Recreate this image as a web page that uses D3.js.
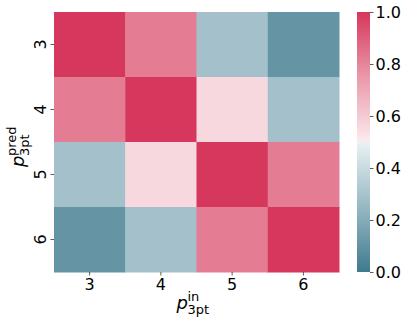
<!DOCTYPE html>
<html>
<head>
<meta charset="utf-8">
<script src="https://cdn.jsdelivr.net/npm/d3@7"></script>
<style>
  body { margin: 0; background: #fff; }
  text { font-family: "DejaVu Sans", sans-serif; }
</style>
</head>
<body>
<div id="wrapper"></div>
<script>
// data
const xCats = ["3", "4", "5", "6"]
const yCats = ["3", "4", "5", "6"]
const values = [
  [1.0, 0.82, 0.29, 0.11],
  [0.82, 1.0, 0.56, 0.29],
  [0.29, 0.56, 1.0, 0.82],
  [0.11, 0.29, 0.82, 1.0]
]
const cbarTicks = [0, 0.2, 0.4, 0.6, 0.8, 1.0]

function drawHeatmap() {
  const dims = {
    width: 407,
    height: 325,
    margin: { top: 12, left: 54 },
    boundedWidth: 285,
    boundedHeight: 260
  }

  const svg = d3.select("#wrapper")
    .append("svg")
      .attr("width", dims.width)
      .attr("height", dims.height)

  const bounds = svg.append("g")
    .attr("transform", `translate(${dims.margin.left},${dims.margin.top})`)

  const xScale = d3.scaleBand()
    .domain(xCats)
    .range([0, dims.boundedWidth])

  const yScale = d3.scaleBand()
    .domain(yCats)
    .range([0, dims.boundedHeight])

  // diverging colormap, roughly seaborn diverging_palette(220, 0)
  const colorScale = d3.scaleLinear()
    .domain([0, 0.25, 0.499, 0.5, 0.501, 0.75, 1])
    .range(["#3e7a8e", "#97b8c3", "#eaf1f3", "#f2f2f2", "#fbecef", "#ea98aa", "#d6375c"])
    .clamp(true)

  const cells = []
  values.forEach((row, i) => row.forEach((v, j) => cells.push({ x: xCats[j], y: yCats[i], v })))

  bounds.selectAll("rect.cell")
    .data(cells)
    .enter().append("rect")
      .attr("class", "cell")
      .attr("x", d => xScale(d.x))
      .attr("y", d => yScale(d.y))
      .attr("width", xScale.bandwidth() + 0.5)
      .attr("height", yScale.bandwidth() + 0.5)
      .attr("fill", d => colorScale(d.v))

  // axes
  const xAxis = bounds.append("g")
    .attr("transform", `translate(0,${dims.boundedHeight})`)
    .call(d3.axisBottom(xScale).tickSize(3.5).tickPadding(3))
  xAxis.select(".domain").remove()
  xAxis.selectAll("line").attr("stroke", "#333").attr("stroke-width", 0.8)
  xAxis.selectAll("text").attr("fill", "#000").style("font-size", "16px")

  const yAxis = bounds.append("g")
    .call(d3.axisLeft(yScale).tickSize(3.5).tickPadding(3))
  yAxis.select(".domain").remove()
  yAxis.selectAll("line").attr("stroke", "#333").attr("stroke-width", 0.8)
  yAxis.selectAll("text")
    .attr("fill", "#000")
    .style("font-size", "16px")
    .attr("x", 0).attr("dy", 0)
    .attr("transform", "translate(-14,0) rotate(-90)")
    .attr("text-anchor", "middle")
    .attr("dominant-baseline", "central")

  // axis labels p_3pt^in / p_3pt^pred
  const xLabel = bounds.append("g")
    .attr("transform", `translate(${dims.boundedWidth / 2 - 20},${dims.boundedHeight + 37})`)
  xLabel.append("text").attr("font-style", "italic").style("font-size", "18px").text("p")
  xLabel.append("text").attr("x", 11).attr("y", -8).style("font-size", "13px").text("in")
  xLabel.append("text").attr("x", 11).attr("y", 5).style("font-size", "13px").text("3pt")

  const yLabel = bounds.append("g")
    .attr("transform", `translate(${-dims.margin.left + 24},${dims.boundedHeight / 2 + 25}) rotate(-90)`)
  yLabel.append("text").attr("font-style", "italic").style("font-size", "18px").text("p")
  yLabel.append("text").attr("x", 11).attr("y", -8).style("font-size", "13px").text("pred")
  yLabel.append("text").attr("x", 11).attr("y", 5).style("font-size", "13px").text("3pt")

  // colorbar
  const cbar = { x: 357, y: 12, w: 13, h: 260 }
  const cScale = d3.scaleLinear().domain([0, 1]).range([cbar.y + cbar.h, cbar.y])

  const grad = svg.append("defs").append("linearGradient")
    .attr("id", "cgrad")
    .attr("x1", 0).attr("y1", 1).attr("x2", 0).attr("y2", 0)
  colorScale.domain().forEach(d => {
    grad.append("stop").attr("offset", d).attr("stop-color", colorScale(d))
  })

  svg.append("rect")
    .attr("x", cbar.x).attr("y", cbar.y)
    .attr("width", cbar.w).attr("height", cbar.h)
    .attr("fill", "url(#cgrad)")

  const cAxis = svg.append("g")
    .attr("transform", `translate(${cbar.x + cbar.w},0)`)
    .call(d3.axisRight(cScale).tickValues(cbarTicks).tickFormat(d3.format(".1f")).tickSize(3.5).tickPadding(2))
  cAxis.select(".domain").remove()
  cAxis.selectAll("line").attr("stroke", "#333").attr("stroke-width", 0.8)
  cAxis.selectAll("text").attr("fill", "#000").style("font-size", "16px")
}
drawHeatmap()
</script>
</body>
</html>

● **What to produce**
Copy nothing but the lines from the top of the data down to the line containing "values.forEach((row, i) =>", and leave the pictures out.

● **Answer to this problem**
Recreate this image as a web page that uses D3.js.
<!DOCTYPE html>
<html>
<head>
<meta charset="utf-8">
<script src="https://cdn.jsdelivr.net/npm/d3@7"></script>
<style>
  body { margin: 0; background: #fff; }
  text { font-family: "DejaVu Sans", sans-serif; }
</style>
</head>
<body>
<div id="wrapper"></div>
<script>
// data
const xCats = ["3", "4", "5", "6"]
const yCats = ["3", "4", "5", "6"]
const values = [
  [1.0, 0.82, 0.29, 0.11],
  [0.82, 1.0, 0.56, 0.29],
  [0.29, 0.56, 1.0, 0.82],
  [0.11, 0.29, 0.82, 1.0]
]
const cbarTicks = [0, 0.2, 0.4, 0.6, 0.8, 1.0]

function drawHeatmap() {
  const dims = {
    width: 407,
    height: 325,
    margin: { top: 12, left: 54 },
    boundedWidth: 285,
    boundedHeight: 260
  }

  const svg = d3.select("#wrapper")
    .append("svg")
      .attr("width", dims.width)
      .attr("height", dims.height)

  const bounds = svg.append("g")
    .attr("transform", `translate(${dims.margin.left},${dims.margin.top})`)

  const xScale = d3.scaleBand()
    .domain(xCats)
    .range([0, dims.boundedWidth])

  const yScale = d3.scaleBand()
    .domain(yCats)
    .range([0, dims.boundedHeight])

  // diverging colormap, roughly seaborn diverging_palette(220, 0)
  const colorScale = d3.scaleLinear()
    .domain([0, 0.25, 0.499, 0.5, 0.501, 0.75, 1])
    .range(["#3e7a8e", "#97b8c3", "#eaf1f3", "#f2f2f2", "#fbecef", "#ea98aa", "#d6375c"])
    .clamp(true)

  const cells = []
  values.forEach((row, i) => row.forEach((v, j) => cells.push({ x: xCats[j], y: yCats[i], v })))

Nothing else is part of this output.